NORFOLK -- If the Battle of Yorktown were held today, it would have to be
moved. The National Park Service doesn't permit even mock battles on its
land, so an organizer of a re-enactment for the 225th anniversary says the
group has to look for another site.
 Jeff Lambert, of the First Virginia Regiment of the Continental Line, said
his group had been working with the park service for two years on a program
involving 3,000 re-enactors for October 2006. The group wanted to stage
something similar to its 1981 bicentennial celebration on the battlefield,
which included three battle re-enactments as well as an encampment and
living-history interpretations.
However, park service rules changed in 1986, spokesman Mike Litterst said.
Encampments are allowed, along with weapons-firing demonstrations. But mock
battles involving exchange of fire, hand-to-hand combat and casualties being
carried off the field are not permitted, he said.
The policy changed for a couple of reasons, Litterst said.
"There's a safety issue," he said, but also a philosophical question.
"We're preserving battlefields to honor the memory of men who died there,"
Litterst said. "Is it disrespectful to have somebody pretend to die, then
get up and go home at the end of the day?"
Lambert said he understood the park service was in a difficult position.
"Rules are there for a reason, but there's also room for reason," he said.

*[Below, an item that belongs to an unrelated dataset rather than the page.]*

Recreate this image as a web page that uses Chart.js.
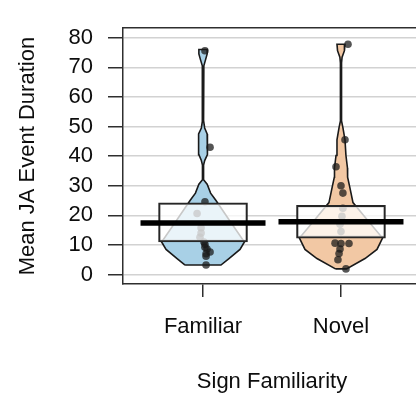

"I think the 225th is a pretty good reason to have a celebration."
Lambert found it interesting that the battleground was open for a rally by
members of an American Nazi party under the First Amendment a couple of
weeks ago but would not be available to re-enact the battle that led to the
nation's independence from Britain.
"Without winning the war we wouldn't have free speech," he said.
Lambert said the First Virginia Regiment now was negotiating to hold its
re-enactment on private land in Gloucester County.
The group was willing to have an encampment and demonstrations at Yorktown
if battle re-enactments could be held on property owned by James City County
near the site of another Revolutionary War battle -- the Battle of
Greensprings. But those talks broke down, Lambert said.
"We decided to part company and go someplace where re-enactors can do what
they do," he said.
Litterst said the park service, too, is moving on. Officials are talking to
some other re-enactment groups.
The First Virginia Regiment's proposal wouldn't quite fit with the history
of Yorktown anyway, he said.
The Battle of Yorktown was an artillery battle, Litterst said, so most of it
involved cannon fire rather than infantry combat.
Litterst said two to three groups of re-enactors hold encampments at
Yorktown every year, and he praised their contributions.
"What they do is of tremendous educational value to visitors," he said.